> Data records
:::

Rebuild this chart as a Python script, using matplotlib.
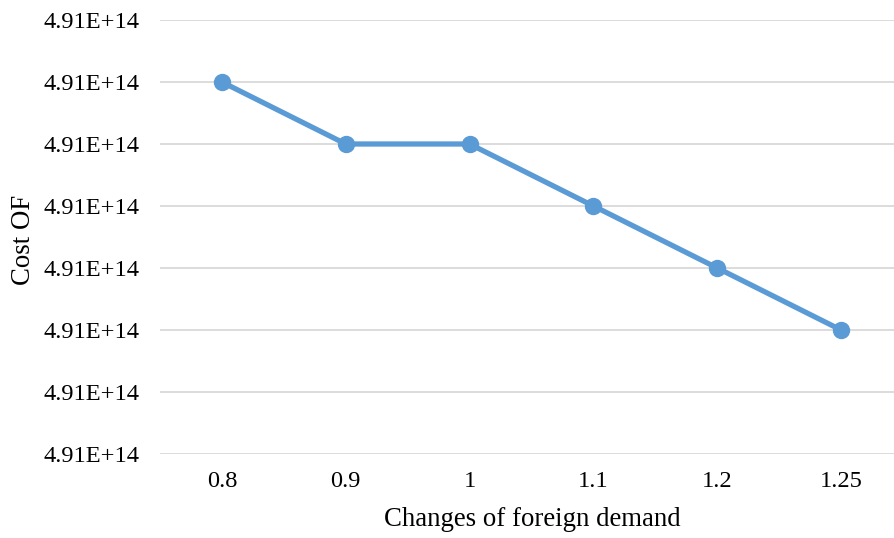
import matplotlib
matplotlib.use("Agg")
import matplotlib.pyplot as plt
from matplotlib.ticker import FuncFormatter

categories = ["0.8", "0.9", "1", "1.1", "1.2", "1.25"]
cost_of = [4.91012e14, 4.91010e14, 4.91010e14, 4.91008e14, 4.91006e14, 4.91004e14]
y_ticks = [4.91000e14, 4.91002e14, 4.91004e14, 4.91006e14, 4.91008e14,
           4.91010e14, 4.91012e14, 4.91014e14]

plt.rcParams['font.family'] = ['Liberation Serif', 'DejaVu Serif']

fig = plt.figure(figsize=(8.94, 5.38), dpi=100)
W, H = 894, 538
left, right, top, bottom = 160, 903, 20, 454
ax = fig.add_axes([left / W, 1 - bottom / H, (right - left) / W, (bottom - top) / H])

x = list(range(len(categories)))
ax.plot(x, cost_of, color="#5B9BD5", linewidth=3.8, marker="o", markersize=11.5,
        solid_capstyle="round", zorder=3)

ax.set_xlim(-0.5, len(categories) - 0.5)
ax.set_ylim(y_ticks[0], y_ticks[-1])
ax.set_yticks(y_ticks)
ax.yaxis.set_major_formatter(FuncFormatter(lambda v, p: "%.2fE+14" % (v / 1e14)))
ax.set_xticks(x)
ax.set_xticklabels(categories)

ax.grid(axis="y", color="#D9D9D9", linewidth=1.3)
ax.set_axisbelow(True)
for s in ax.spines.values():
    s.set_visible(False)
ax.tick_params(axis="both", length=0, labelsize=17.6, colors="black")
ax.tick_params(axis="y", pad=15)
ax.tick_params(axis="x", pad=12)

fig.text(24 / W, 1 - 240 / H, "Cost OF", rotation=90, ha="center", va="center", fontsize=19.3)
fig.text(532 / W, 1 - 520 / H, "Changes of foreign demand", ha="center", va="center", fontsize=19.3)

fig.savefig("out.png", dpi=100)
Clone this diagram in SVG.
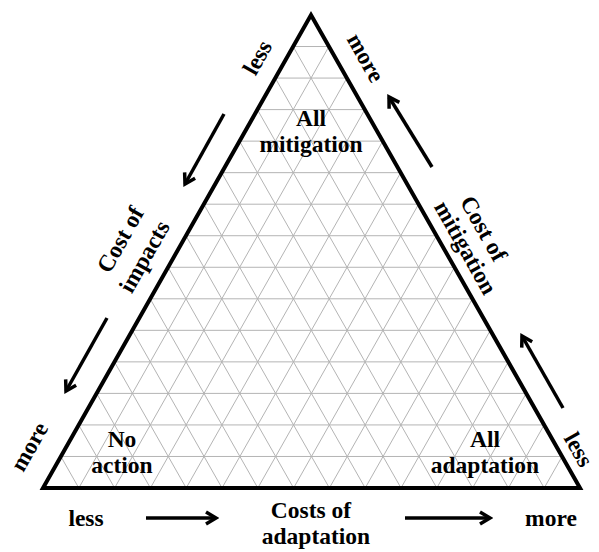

:::

> Set problem
Copy everything in the records above except the pictures, exactly as written.

> Output
Rebuild this chart as a Python script, using matplotlib.
import matplotlib
matplotlib.use("Agg")
import matplotlib.pyplot as plt
from matplotlib.ticker import FuncFormatter

categories = ["0.8", "0.9", "1", "1.1", "1.2", "1.25"]
cost_of = [4.91012e14, 4.91010e14, 4.91010e14, 4.91008e14, 4.91006e14, 4.91004e14]
y_ticks = [4.91000e14, 4.91002e14, 4.91004e14, 4.91006e14, 4.91008e14,
           4.91010e14, 4.91012e14, 4.91014e14]

plt.rcParams['font.family'] = ['Liberation Serif', 'DejaVu Serif']

fig = plt.figure(figsize=(8.94, 5.38), dpi=100)
W, H = 894, 538
left, right, top, bottom = 160, 903, 20, 454
ax = fig.add_axes([left / W, 1 - bottom / H, (right - left) / W, (bottom - top) / H])

x = list(range(len(categories)))
ax.plot(x, cost_of, color="#5B9BD5", linewidth=3.8, marker="o", markersize=11.5,
        solid_capstyle="round", zorder=3)

ax.set_xlim(-0.5, len(categories) - 0.5)
ax.set_ylim(y_ticks[0], y_ticks[-1])
ax.set_yticks(y_ticks)
ax.yaxis.set_major_formatter(FuncFormatter(lambda v, p: "%.2fE+14" % (v / 1e14)))
ax.set_xticks(x)
ax.set_xticklabels(categories)

ax.grid(axis="y", color="#D9D9D9", linewidth=1.3)
ax.set_axisbelow(True)
for s in ax.spines.values():
    s.set_visible(False)
ax.tick_params(axis="both", length=0, labelsize=17.6, colors="black")
ax.tick_params(axis="y", pad=15)
ax.tick_params(axis="x", pad=12)

fig.text(24 / W, 1 - 240 / H, "Cost OF", rotation=90, ha="center", va="center", fontsize=19.3)
fig.text(532 / W, 1 - 520 / H, "Changes of foreign demand", ha="center", va="center", fontsize=19.3)

fig.savefig("out.png", dpi=100)
Clone this diagram in SVG.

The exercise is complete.